Prompt AI this way: explain the passage by grammatical-historical exegesis; identify context, structure, key terms, grammar, doctrine, conservative views, uncertainty, and application; do not invent citations; distinguish text, inference, and speculation.

A careful workflow should also ask what the passage does not say. Many interpretive errors come from treating a possible association as a required conclusion. The difference between text, inference, and speculation must remain visible.

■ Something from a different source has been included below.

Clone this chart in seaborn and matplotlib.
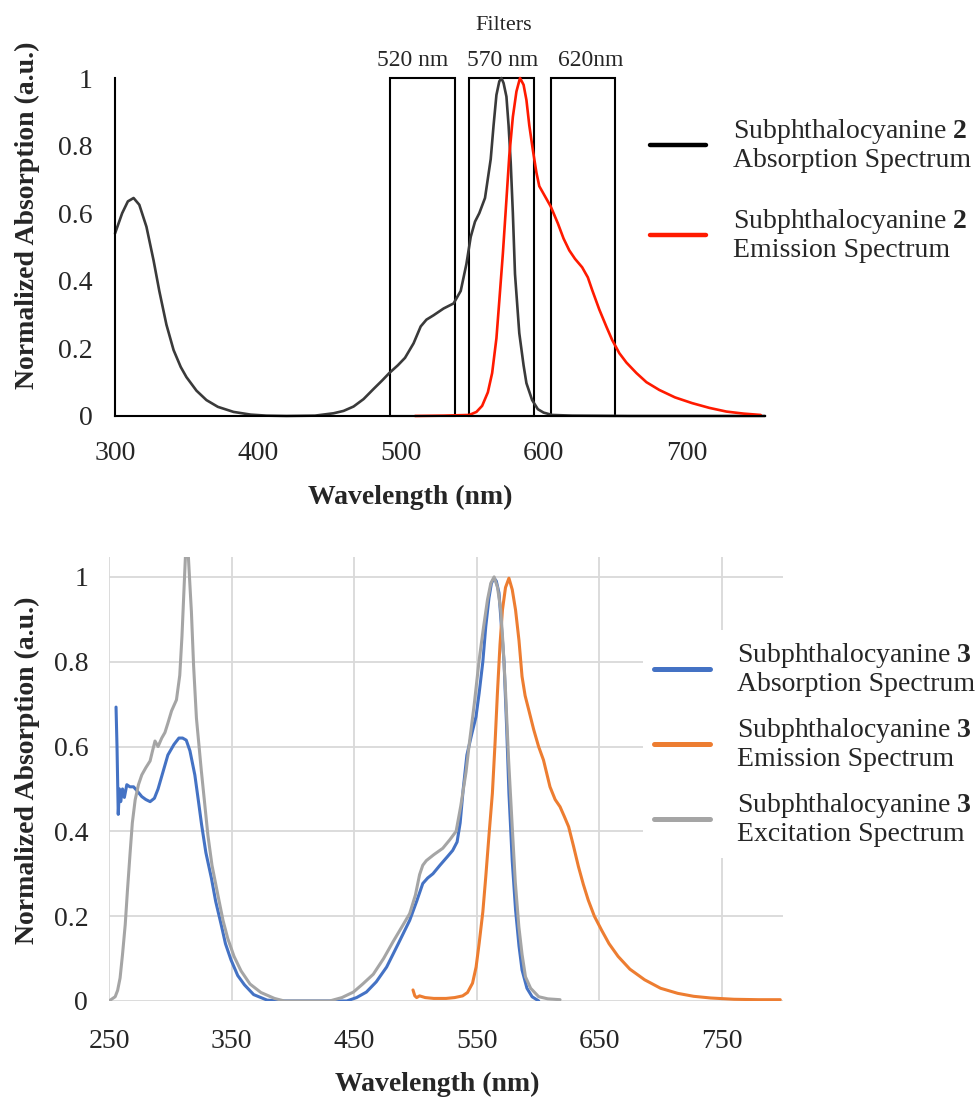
import matplotlib
matplotlib.use("Agg")
import matplotlib.pyplot as plt
import seaborn as sns

# ---- top panel: subphthalocyanine 2 ----
abs2_wl = [300, 305, 309, 313, 317, 322, 327, 331, 336, 341, 346, 350, 357, 364, 372,
           383, 395, 406, 420, 440, 453, 460, 467, 474, 481, 487, 492, 498, 503, 509,
           514, 518, 523, 530, 537, 542, 546, 549, 552, 555, 559, 563, 565, 567, 569,
           570.5, 572, 574, 575.5, 577, 578.5, 580, 583, 586, 588, 592, 596, 600, 606,
           620, 660, 700, 755]
abs2_val = [0.54, 0.60, 0.635, 0.645, 0.625, 0.56, 0.46, 0.37, 0.27, 0.195, 0.145, 0.115,
            0.075, 0.047, 0.027, 0.012, 0.004, 0.001, 0.0, 0.001, 0.008, 0.015, 0.028,
            0.05, 0.08, 0.105, 0.127, 0.15, 0.172, 0.215, 0.265, 0.285, 0.298, 0.318,
            0.333, 0.37, 0.45, 0.53, 0.575, 0.60, 0.645, 0.76, 0.86, 0.95, 0.99, 1.0,
            0.985, 0.945, 0.86, 0.75, 0.60, 0.42, 0.245, 0.15, 0.097, 0.047, 0.02, 0.01,
            0.003, 0.001, 0.0, 0.0, 0.0]

em2_wl = [510, 530, 548, 553, 557, 561, 564, 567, 569, 571.5, 574, 576, 578.5, 581,
          583.5, 586, 588, 590, 592.5, 595, 597, 601, 605, 610, 614, 618, 622, 627, 631,
          634, 639, 644, 648, 653, 658, 665, 672, 681, 692, 704, 716, 728, 740, 752]
em2_val = [0.0, 0.001, 0.003, 0.012, 0.03, 0.07, 0.127, 0.23, 0.34, 0.48, 0.64, 0.77,
           0.885, 0.96, 1.0, 0.98, 0.935, 0.86, 0.787, 0.72, 0.68, 0.65, 0.62, 0.57,
           0.525, 0.49, 0.465, 0.44, 0.41, 0.373, 0.315, 0.264, 0.225, 0.186, 0.158,
           0.127, 0.1, 0.077, 0.055, 0.038, 0.024, 0.013, 0.007, 0.003]

filter_lo = [492.5, 548, 605]
filter_hi = [538, 593.5, 650]
filter_names = ["520 nm", "570 nm", "620nm"]
filter_label_x = [508, 571, 633]

# ---- bottom panel: subphthalocyanine 3 ----
abs3_wl = [255.7, 256.5, 257.5, 258.5, 259.5, 261, 262.5, 264.5, 267, 270, 273, 276.7,
           280, 283.5, 287, 290, 294, 298, 303, 307, 310, 313, 316, 320, 323, 325.5,
           329, 333.5, 337, 341.5, 345, 349.5, 355, 360.5, 368, 379, 390, 444, 452, 460,
           468, 476.5, 486, 495.3, 501, 506, 510, 514.3, 520, 526, 530.4, 534, 536.5,
           539, 542, 546, 549.4, 552, 555, 557.4, 560, 562, 564.2, 566, 568.2, 570,
           572.3, 574.5, 576.3, 579, 581.7, 584.5, 587, 591, 595.2, 600.6]
abs3_val = [0.693, 0.60, 0.44, 0.50, 0.47, 0.50, 0.48, 0.51, 0.505, 0.505, 0.495, 0.482,
            0.475, 0.47, 0.478, 0.50, 0.54, 0.58, 0.605, 0.62, 0.62, 0.615, 0.59, 0.533,
            0.47, 0.416, 0.35, 0.29, 0.235, 0.18, 0.135, 0.097, 0.06, 0.038, 0.015,
            0.002, 0.0, 0.0, 0.008, 0.021, 0.045, 0.08, 0.135, 0.19, 0.235, 0.277, 0.29,
            0.30, 0.32, 0.34, 0.355, 0.375, 0.42, 0.50, 0.58, 0.63, 0.67, 0.726, 0.80,
            0.883, 0.95, 0.985, 0.997, 0.99, 0.962, 0.89, 0.80, 0.64, 0.49, 0.33, 0.215,
            0.13, 0.073, 0.03, 0.01, 0.0]

exc3_wl = [250, 255, 257, 259, 261, 263.2, 265, 267.2, 269, 271.3, 274, 276.7, 280, 283.5,
           285.5, 287.5, 290, 293, 295.6, 298, 301, 305, 307.7, 309.5, 311, 312.5, 313.5,
           314.5, 316, 317.2, 319, 321.3, 325.3, 330.7, 334, 338.8, 343, 346.9, 352,
           357.7, 365, 373.9, 385, 393, 430, 440, 449.4, 457, 465.6, 474, 481.8, 489,
           495.3, 500, 503.4, 506, 508.9, 515, 522.3, 528, 533.2, 537, 541.3, 544, 548,
           552, 555.5, 558.8, 561.5, 564.2, 567, 569.6, 571.5, 573.6, 576, 579, 581.5,
           584.4, 587, 589.8, 594, 600.6, 608, 618]
exc3_val = [0.0, 0.01, 0.025, 0.054, 0.11, 0.18, 0.26, 0.35, 0.42, 0.474, 0.51, 0.533,
            0.55, 0.566, 0.59, 0.613, 0.60, 0.62, 0.633, 0.655, 0.684, 0.71, 0.768, 0.86,
            0.96, 1.06, 1.10, 1.06, 0.98, 0.918, 0.79, 0.667, 0.543, 0.39, 0.32, 0.25,
            0.19, 0.147, 0.105, 0.071, 0.04, 0.02, 0.006, 0.0, 0.0, 0.008, 0.021, 0.04,
            0.063, 0.10, 0.14, 0.175, 0.206, 0.25, 0.298, 0.32, 0.331, 0.345, 0.36, 0.38,
            0.40, 0.46, 0.54, 0.608, 0.70, 0.804, 0.88, 0.946, 0.985, 1.0, 0.975, 0.922,
            0.84, 0.726, 0.57, 0.41, 0.28, 0.175, 0.11, 0.057, 0.03, 0.01, 0.005, 0.003]

em3_wl = [498, 499.5, 501, 503.4, 508, 515, 525, 532, 538.5, 542.5, 546.6, 549.5, 552,
          555, 557.4, 560, 562.8, 565, 566.9, 569, 571, 573.5, 576.3, 579, 581.7, 584.5,
          587, 589.5, 592.5, 596.5, 600.5, 604.5, 609.8, 614, 618, 621.5, 625, 629, 633,
          637, 641, 646, 651.9, 658, 665.4, 675, 687, 700, 714, 727, 741, 760, 780, 797.7]
em3_val = [0.026, 0.012, 0.008, 0.012, 0.008, 0.006, 0.006, 0.008, 0.012, 0.02, 0.042,
           0.08, 0.136, 0.21, 0.293, 0.39, 0.49, 0.61, 0.726, 0.84, 0.922, 0.975, 0.997,
           0.97, 0.922, 0.85, 0.765, 0.72, 0.686, 0.64, 0.60, 0.568, 0.505, 0.475, 0.458,
           0.435, 0.411, 0.365, 0.317, 0.275, 0.238, 0.2, 0.167, 0.135, 0.105, 0.075,
           0.05, 0.03, 0.018, 0.011, 0.007, 0.004, 0.003, 0.003]

top_xticks = [300, 400, 500, 600, 700]
bottom_xticks = [250, 350, 450, 550, 650, 750]
yticks = [0, 0.2, 0.4, 0.6, 0.8, 1.0]
ytick_labels = ["0", "0.2", "0.4", "0.6", "0.8", "1"]

sns.set_style("white")
plt.rcParams["font.family"] = ["Liberation Serif", "DejaVu Serif"]
plt.rcParams["mathtext.fontset"] = "custom"
plt.rcParams["mathtext.rm"] = "Liberation Serif"
plt.rcParams["mathtext.bf"] = "Liberation Serif:bold"

fig = plt.figure(figsize=(9.78, 10.99), dpi=100)
ax1 = fig.add_axes([0.1176, 0.6215, 0.6646, 0.3075])
ax2 = fig.add_axes([0.1115, 0.0892, 0.6892, 0.4040])

# top chart
sns.lineplot(x=abs2_wl, y=abs2_val, ax=ax1, color="#3a3a3a", lw=1.9,
             label="Subphthalocyanine $\\mathbf{2}$\nAbsorption Spectrum", clip_on=False)
sns.lineplot(x=em2_wl, y=em2_val, ax=ax1, color="#ff1a00", lw=1.9,
             label="Subphthalocyanine $\\mathbf{2}$\nEmission Spectrum", clip_on=False)

for lo, hi in zip(filter_lo, filter_hi):
    ax1.axvspan(lo, hi, ymin=0, ymax=1, fill=False, ec="black", lw=1.5, clip_on=False)
for name, xl in zip(filter_names, filter_label_x):
    ax1.text(xl, 1.052, name, ha="center", va="center", fontsize=17, clip_on=False)
ax1.text(572, 1.155, "Filters", ha="center", va="center", fontsize=16, clip_on=False)

ax1.set_xlim(300, 755)
ax1.set_ylim(0, 1.0)
ax1.set_xticks(top_xticks)
ax1.set_xticklabels([str(t) for t in top_xticks], fontsize=20)
ax1.set_yticks(yticks)
ax1.set_yticklabels(ytick_labels, fontsize=20)
ax1.tick_params(length=0)
ax1.tick_params(axis="x", pad=18)
ax1.tick_params(axis="y", pad=16)
for side in ["top", "right"]:
    ax1.spines[side].set_visible(False)
for side in ["left", "bottom"]:
    ax1.spines[side].set_color("black")
    ax1.spines[side].set_linewidth(1.5)
ax1.set_xlabel("Wavelength (nm)", fontsize=20, fontweight="bold")
ax1.set_ylabel("Normalized Absorption (a.u.)", fontsize=20, fontweight="bold")
ax1.xaxis.set_label_coords(0.454, -0.203)
ax1.yaxis.set_label_coords(-0.115, 0.595)

leg1 = ax1.legend(loc="upper left", bbox_to_anchor=(0.6646, 0.8935),
                  bbox_transform=fig.transFigure, frameon=False, fontsize=20,
                  handlelength=2.0, handletextpad=1.0, labelspacing=1.25,
                  borderpad=0, borderaxespad=0)
leg_colors1 = ["black", "#ff1a00"]
for h, c in zip(leg1.get_lines(), leg_colors1):
    h.set_color(c)
    h.set_linewidth(3.2)
for t in leg1.get_texts():
    t.set_linespacing(1.08)

# bottom chart
sns.lineplot(x=abs3_wl, y=abs3_val, ax=ax2, color="#4472c4", lw=2.2,
             label="Subphthalocyanine $\\mathbf{3}$\nAbsorption Spectrum")
sns.lineplot(x=em3_wl, y=em3_val, ax=ax2, color="#ed7d31", lw=2.2,
             label="Subphthalocyanine $\\mathbf{3}$\nEmission Spectrum")
sns.lineplot(x=exc3_wl, y=exc3_val, ax=ax2, color="#a5a5a5", lw=2.2,
             label="Subphthalocyanine $\\mathbf{3}$\nExcitation Spectrum")

ax2.set_xlim(250, 800)
ax2.set_ylim(0, 1.047)
ax2.set_xticks(bottom_xticks)
ax2.set_xticklabels([str(t) for t in bottom_xticks], fontsize=20)
ax2.set_yticks(yticks)
ax2.set_yticklabels(ytick_labels, fontsize=20)
ax2.tick_params(length=0)
ax2.tick_params(axis="x", pad=20)
ax2.tick_params(axis="y", pad=15)
ax2.grid(True, color="#d9d9d9", lw=1.3)
ax2.set_axisbelow(True)
for side in ["top", "right", "left", "bottom"]:
    ax2.spines[side].set_visible(False)
ax2.set_xlabel("Wavelength (nm)", fontsize=20, fontweight="bold")
ax2.set_ylabel("Normalized Absorption (a.u.)", fontsize=20, fontweight="bold")
ax2.xaxis.set_label_coords(0.487, -0.16)
ax2.yaxis.set_label_coords(-0.103, 0.52)

leg2 = ax2.legend(loc="upper left", bbox_to_anchor=(0.6575, 0.4265),
                  bbox_transform=fig.transFigure, frameon=True, fontsize=20,
                  handlelength=2.0, handletextpad=1.0, labelspacing=0.7,
                  borderpad=0.4, borderaxespad=0, fancybox=False, framealpha=1.0)
leg2.get_frame().set_facecolor("white")
leg2.get_frame().set_edgecolor("none")
for h in leg2.get_lines():
    h.set_linewidth(3.6)
for t in leg2.get_texts():
    t.set_linespacing(1.08)

fig.savefig("out.png", dpi=100)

Doctrine, conditions, fruit, and perseverance

The causal-theological distinctions must remain clear. Merit is the ground that earns a result; fallen man has no saving merit before God. A condition is what must be present for a biblical promise, warning, command, or covenantal relation to apply. An instrument is the means by which a benefit is received; faith is not merit, but receives what God gives in Christ. Fruit is what grows from a living root. Evidence is what shows that a claim is real. Perseverance is continued abiding and faithfulness, not self-salvation. When AI commentary collapses these categories, it may turn grace into license, obedience into merit, warnings into theatre, or assurance into presumption.

These distinctions are not academic ornaments. They protect the gospel, the warnings of Scripture, the seriousness of obedience, and the humility of the interpreter. A Bible answer that blurs them may sound gracious while quietly changing the biblical message.

How this site supports the task

AI-Bible-Commentary.com includes a prompt library and article resources for readers who want stricter AI Bible study rather than generic devotional summaries.

The purpose is not to replace the church, the Bible, or careful study. The purpose is to organise helps so that readers can study with more discipline, test AI output more carefully, and avoid generic answers about holy things.

Final word

Ask for exegesis first. Devotional response must be governed by what the text actually means.

The final test is not whether the answer is fluent, long, emotionally satisfying, or useful for a lesson. The test is whether it has brought the reader under the authority of the written Word. A good AI-assisted study should leave the reader more alert to context, more careful with doctrine, more honest about uncertainty, more resistant to speculation, and more obedient to what God has actually said.